_Provided data:_
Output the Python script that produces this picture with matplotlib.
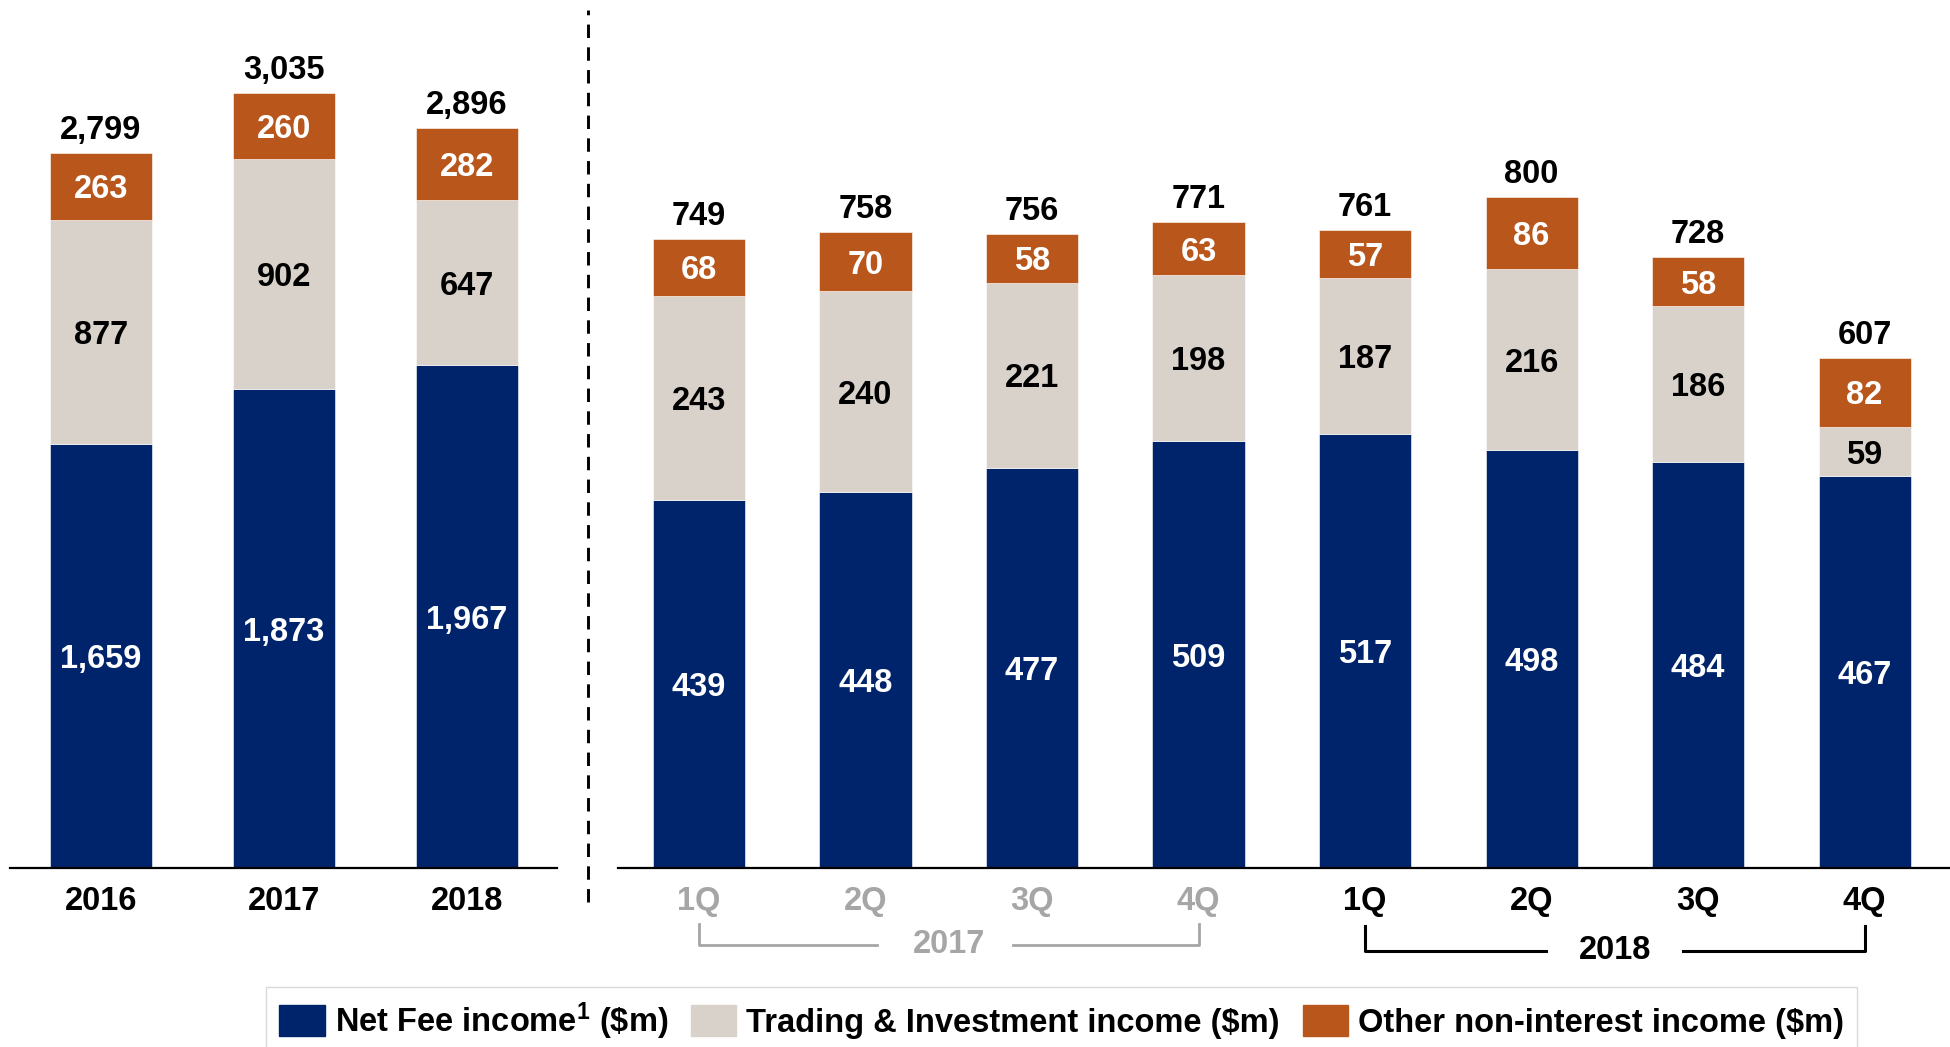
import matplotlib
matplotlib.use('Agg')
import matplotlib.pyplot as plt
from matplotlib.lines import Line2D
from matplotlib.patches import Patch

plt.rcParams['font.family'] = ['Liberation Sans', 'DejaVu Sans']
plt.rcParams['font.weight'] = 'bold'
plt.rcParams['mathtext.fontset'] = 'custom'
plt.rcParams['mathtext.rm'] = 'Liberation Sans:bold'
plt.rcParams['mathtext.default'] = 'rm'

# annual data
years = ['2016', '2017', '2018']
fee_y = [1659, 1873, 1967]
trade_y = [877, 902, 647]
other_y = [263, 260, 282]
total_y = [2799, 3035, 2896]

# quarterly data
quarters = ['1Q', '2Q', '3Q', '4Q', '1Q', '2Q', '3Q', '4Q']
fee_q = [439, 448, 477, 509, 517, 498, 484, 467]
trade_q = [243, 240, 221, 198, 187, 216, 186, 59]
other_q = [68, 70, 58, 63, 57, 86, 58, 82]
total_q = [749, 758, 756, 771, 761, 800, 728, 607]

NAVY = '#00246B'
BEIGE = '#D9D2CA'
ORANGE = '#B8561B'
GREY = '#A6A6A6'
FS = 23.5


def stacked(ax, labels, fee, trade, other, total, width):
    x = list(range(len(labels)))
    b2 = [f + t for f, t in zip(fee, trade)]
    ax.bar(x, fee, width, color=NAVY, edgecolor='white', linewidth=0.4)
    ax.bar(x, trade, width, bottom=fee, color=BEIGE, edgecolor='white', linewidth=0.4)
    ax.bar(x, other, width, bottom=b2, color=ORANGE, edgecolor='white', linewidth=0.4)
    for i in x:
        ax.text(i, fee[i] / 2, f'{fee[i]:,}', ha='center', va='center_baseline', color='white', fontsize=FS)
        ax.text(i, fee[i] + trade[i] / 2, f'{trade[i]:,}', ha='center', va='center_baseline', color='black', fontsize=FS)
        ax.text(i, b2[i] + other[i] / 2, f'{other[i]:,}', ha='center', va='center_baseline', color='white', fontsize=FS)
        ax.annotate(f'{total[i]:,}', (i, b2[i] + other[i]), xytext=(0, 5), textcoords='offset points',
                    ha='center', va='bottom', fontsize=FS)
    ax.set_xticks(x)
    ax.set_xticklabels(labels, fontsize=FS)
    ax.tick_params(axis='x', length=0, pad=13)
    ax.set_yticks([])
    for s in ['top', 'left', 'right']:
        ax.spines[s].set_visible(False)
    ax.spines['bottom'].set_linewidth(1.6)


fig = plt.figure(figsize=(19.5, 10.47), dpi=100)

ax1 = fig.add_axes([0.00513, 0.17096, 0.28051, 0.81948])
stacked(ax1, years, fee_y, trade_y, other_y, total_y, 0.557)
ax1.set_xlim(-0.495, 2.494)
ax1.set_ylim(0, 3358)

ax2 = fig.add_axes([0.31692, 0.17096, 0.68308, 0.81948])
stacked(ax2, quarters, fee_q, trade_q, other_q, total_q, 0.553)
ax2.set_xlim(-0.4865, 7.513)
ax2.set_ylim(0, 1023)
for i, lab in enumerate(ax2.get_xticklabels()):
    lab.set_color(GREY if i < 4 else 'black')

# year brackets under the quarters
tr = ax2.get_xaxis_transform()
ax2.plot([0, 0, 1.07], [-0.0653, -0.0897, -0.0897], transform=tr, clip_on=False, color=GREY, lw=2)
ax2.plot([1.886, 3, 3], [-0.0897, -0.0897, -0.0653], transform=tr, clip_on=False, color=GREY, lw=2)
ax2.text(1.5, -0.0897, '2017', transform=tr, ha='center', va='center', color=GREY, fontsize=FS)
ax2.plot([4, 4, 5.087], [-0.0676, -0.0967, -0.0967], transform=tr, clip_on=False, color='black', lw=2.2)
ax2.plot([5.91, 7, 7], [-0.0967, -0.0967, -0.0676], transform=tr, clip_on=False, color='black', lw=2.2)
ax2.text(5.5, -0.0967, '2018', transform=tr, ha='center', va='center', color='black', fontsize=FS)

# dashed separator
fig.add_artist(Line2D([0.3015, 0.3015], [0.1385, 0.9904], color='black', lw=2.1, linestyle=(0, (4.6, 3.2))))

handles = [Patch(color=NAVY), Patch(color=BEIGE), Patch(color=ORANGE)]
names = [r'Net Fee income$^{1}$ (\$m)', 'Trading & Investment income ($m)', 'Other non-interest income ($m)']
leg = fig.legend(handles, names, loc='upper center', bbox_to_anchor=(0.5444, 0.0573), ncol=3,
                 fontsize=FS, frameon=True, fancybox=False, handlelength=1.4, handleheight=1.08,
                 handletextpad=0.3, columnspacing=0.7, borderpad=0.4, borderaxespad=0)
leg.get_frame().set_edgecolor('#D0D0D0')
leg.get_frame().set_linewidth(1.0)

fig.savefig('out.png', dpi=100)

_What the task requires:_ Without the pictures, please reproduce each line of the listing above exactly, from the first one through the line bearing "plt.rcParams['mathtext.default'] = 'rm'".

_Final result:_
Output the Python script that produces this picture with matplotlib.
import matplotlib
matplotlib.use('Agg')
import matplotlib.pyplot as plt
from matplotlib.lines import Line2D
from matplotlib.patches import Patch

plt.rcParams['font.family'] = ['Liberation Sans', 'DejaVu Sans']
plt.rcParams['font.weight'] = 'bold'
plt.rcParams['mathtext.fontset'] = 'custom'
plt.rcParams['mathtext.rm'] = 'Liberation Sans:bold'
plt.rcParams['mathtext.default'] = 'rm'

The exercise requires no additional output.